— Start Information provided —

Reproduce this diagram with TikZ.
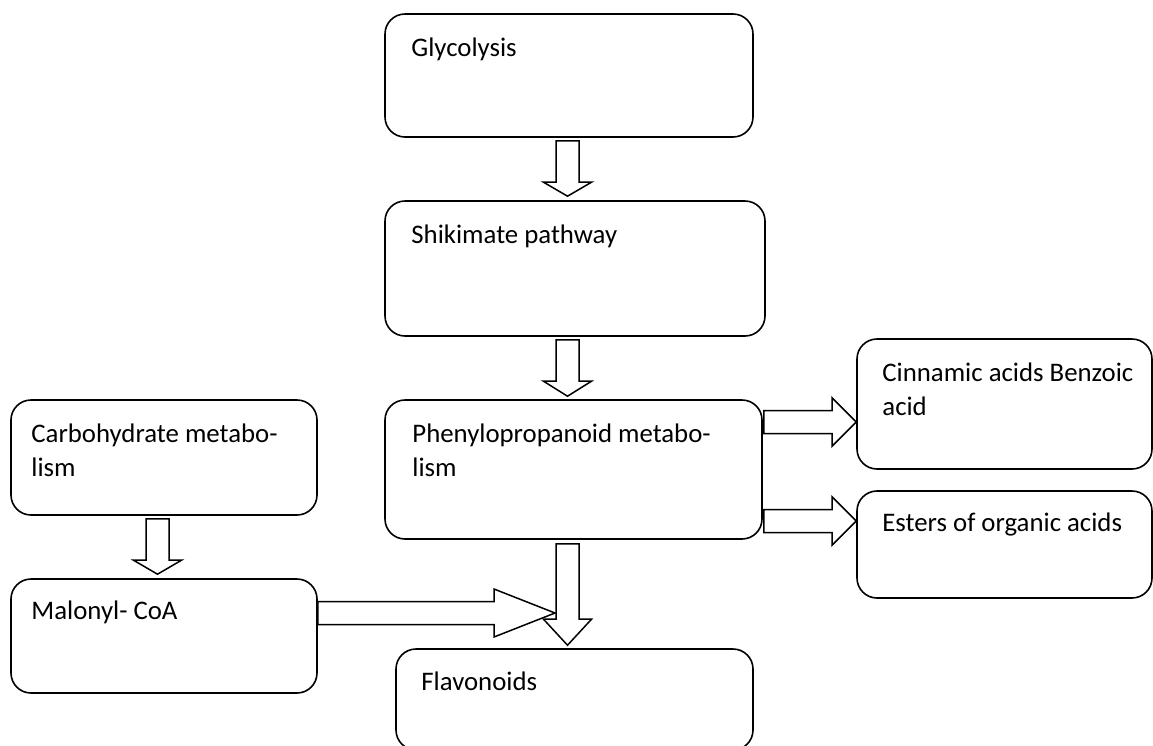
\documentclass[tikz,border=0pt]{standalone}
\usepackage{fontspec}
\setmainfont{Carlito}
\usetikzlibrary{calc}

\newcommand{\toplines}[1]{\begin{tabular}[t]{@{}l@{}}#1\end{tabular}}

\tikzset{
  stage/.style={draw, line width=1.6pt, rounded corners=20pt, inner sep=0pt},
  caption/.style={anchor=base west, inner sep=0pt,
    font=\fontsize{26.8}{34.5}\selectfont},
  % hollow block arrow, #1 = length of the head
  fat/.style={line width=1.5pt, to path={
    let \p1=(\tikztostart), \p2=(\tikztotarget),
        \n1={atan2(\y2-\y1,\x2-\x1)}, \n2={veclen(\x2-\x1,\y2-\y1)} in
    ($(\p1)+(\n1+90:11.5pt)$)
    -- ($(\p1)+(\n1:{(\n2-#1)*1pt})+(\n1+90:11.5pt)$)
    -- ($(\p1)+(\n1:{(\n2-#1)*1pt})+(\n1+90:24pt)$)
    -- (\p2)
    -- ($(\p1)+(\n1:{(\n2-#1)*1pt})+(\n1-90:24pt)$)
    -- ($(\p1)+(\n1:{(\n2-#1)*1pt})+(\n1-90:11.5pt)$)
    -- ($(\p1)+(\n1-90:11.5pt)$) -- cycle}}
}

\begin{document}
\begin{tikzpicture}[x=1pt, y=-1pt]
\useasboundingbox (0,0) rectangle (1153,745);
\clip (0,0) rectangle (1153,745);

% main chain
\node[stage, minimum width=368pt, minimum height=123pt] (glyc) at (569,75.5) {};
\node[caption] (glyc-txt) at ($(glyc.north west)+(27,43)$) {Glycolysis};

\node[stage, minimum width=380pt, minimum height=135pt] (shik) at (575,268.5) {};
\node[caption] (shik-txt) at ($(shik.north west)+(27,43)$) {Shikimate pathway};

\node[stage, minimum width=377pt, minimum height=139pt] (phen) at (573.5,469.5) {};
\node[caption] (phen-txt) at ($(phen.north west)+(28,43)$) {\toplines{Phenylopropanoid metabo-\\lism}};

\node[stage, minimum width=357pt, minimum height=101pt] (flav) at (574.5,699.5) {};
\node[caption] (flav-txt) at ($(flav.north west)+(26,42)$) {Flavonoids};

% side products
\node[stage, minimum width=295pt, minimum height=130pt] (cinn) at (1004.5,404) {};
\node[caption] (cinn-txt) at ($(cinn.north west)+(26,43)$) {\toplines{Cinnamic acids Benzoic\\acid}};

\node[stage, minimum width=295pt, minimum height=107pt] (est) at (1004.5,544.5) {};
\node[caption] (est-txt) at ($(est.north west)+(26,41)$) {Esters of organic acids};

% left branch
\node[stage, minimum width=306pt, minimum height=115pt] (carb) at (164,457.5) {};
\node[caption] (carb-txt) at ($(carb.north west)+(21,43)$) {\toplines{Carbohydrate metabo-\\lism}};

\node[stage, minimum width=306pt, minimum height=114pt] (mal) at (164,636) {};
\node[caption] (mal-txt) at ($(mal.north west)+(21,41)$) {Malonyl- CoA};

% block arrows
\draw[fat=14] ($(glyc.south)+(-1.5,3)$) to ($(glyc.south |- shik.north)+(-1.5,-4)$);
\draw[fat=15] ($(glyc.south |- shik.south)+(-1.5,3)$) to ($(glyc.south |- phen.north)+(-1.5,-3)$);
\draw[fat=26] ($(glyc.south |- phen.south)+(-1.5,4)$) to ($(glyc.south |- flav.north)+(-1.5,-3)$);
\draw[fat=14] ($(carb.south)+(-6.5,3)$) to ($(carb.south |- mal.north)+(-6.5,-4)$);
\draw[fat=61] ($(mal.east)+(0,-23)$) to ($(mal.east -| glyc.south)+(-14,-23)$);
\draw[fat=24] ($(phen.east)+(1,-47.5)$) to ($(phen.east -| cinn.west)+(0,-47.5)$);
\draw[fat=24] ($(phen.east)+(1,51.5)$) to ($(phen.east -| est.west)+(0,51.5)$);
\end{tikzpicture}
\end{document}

— End Information provided —

Set task:
Restate, line by line and word for word, everything from the top of the material through the line that contains "(carb-txt) at ($(carb.north". Leave pictures out.

Result of the exercise:
Reproduce this diagram with TikZ.
\documentclass[tikz,border=0pt]{standalone}
\usepackage{fontspec}
\setmainfont{Carlito}
\usetikzlibrary{calc}

\newcommand{\toplines}[1]{\begin{tabular}[t]{@{}l@{}}#1\end{tabular}}

\tikzset{
  stage/.style={draw, line width=1.6pt, rounded corners=20pt, inner sep=0pt},
  caption/.style={anchor=base west, inner sep=0pt,
    font=\fontsize{26.8}{34.5}\selectfont},
  % hollow block arrow, #1 = length of the head
  fat/.style={line width=1.5pt, to path={
    let \p1=(\tikztostart), \p2=(\tikztotarget),
        \n1={atan2(\y2-\y1,\x2-\x1)}, \n2={veclen(\x2-\x1,\y2-\y1)} in
    ($(\p1)+(\n1+90:11.5pt)$)
    -- ($(\p1)+(\n1:{(\n2-#1)*1pt})+(\n1+90:11.5pt)$)
    -- ($(\p1)+(\n1:{(\n2-#1)*1pt})+(\n1+90:24pt)$)
    -- (\p2)
    -- ($(\p1)+(\n1:{(\n2-#1)*1pt})+(\n1-90:24pt)$)
    -- ($(\p1)+(\n1:{(\n2-#1)*1pt})+(\n1-90:11.5pt)$)
    -- ($(\p1)+(\n1-90:11.5pt)$) -- cycle}}
}

\begin{document}
\begin{tikzpicture}[x=1pt, y=-1pt]
\useasboundingbox (0,0) rectangle (1153,745);
\clip (0,0) rectangle (1153,745);

% main chain
\node[stage, minimum width=368pt, minimum height=123pt] (glyc) at (569,75.5) {};
\node[caption] (glyc-txt) at ($(glyc.north west)+(27,43)$) {Glycolysis};

\node[stage, minimum width=380pt, minimum height=135pt] (shik) at (575,268.5) {};
\node[caption] (shik-txt) at ($(shik.north west)+(27,43)$) {Shikimate pathway};

\node[stage, minimum width=377pt, minimum height=139pt] (phen) at (573.5,469.5) {};
\node[caption] (phen-txt) at ($(phen.north west)+(28,43)$) {\toplines{Phenylopropanoid metabo-\\lism}};

\node[stage, minimum width=357pt, minimum height=101pt] (flav) at (574.5,699.5) {};
\node[caption] (flav-txt) at ($(flav.north west)+(26,42)$) {Flavonoids};

% side products
\node[stage, minimum width=295pt, minimum height=130pt] (cinn) at (1004.5,404) {};
\node[caption] (cinn-txt) at ($(cinn.north west)+(26,43)$) {\toplines{Cinnamic acids Benzoic\\acid}};

\node[stage, minimum width=295pt, minimum height=107pt] (est) at (1004.5,544.5) {};
\node[caption] (est-txt) at ($(est.north west)+(26,41)$) {Esters of organic acids};

% left branch
\node[stage, minimum width=306pt, minimum height=115pt] (carb) at (164,457.5) {};
\node[caption] (carb-txt) at ($(carb.north west)+(21,43)$) {\toplines{Carbohydrate metabo-\\lism}};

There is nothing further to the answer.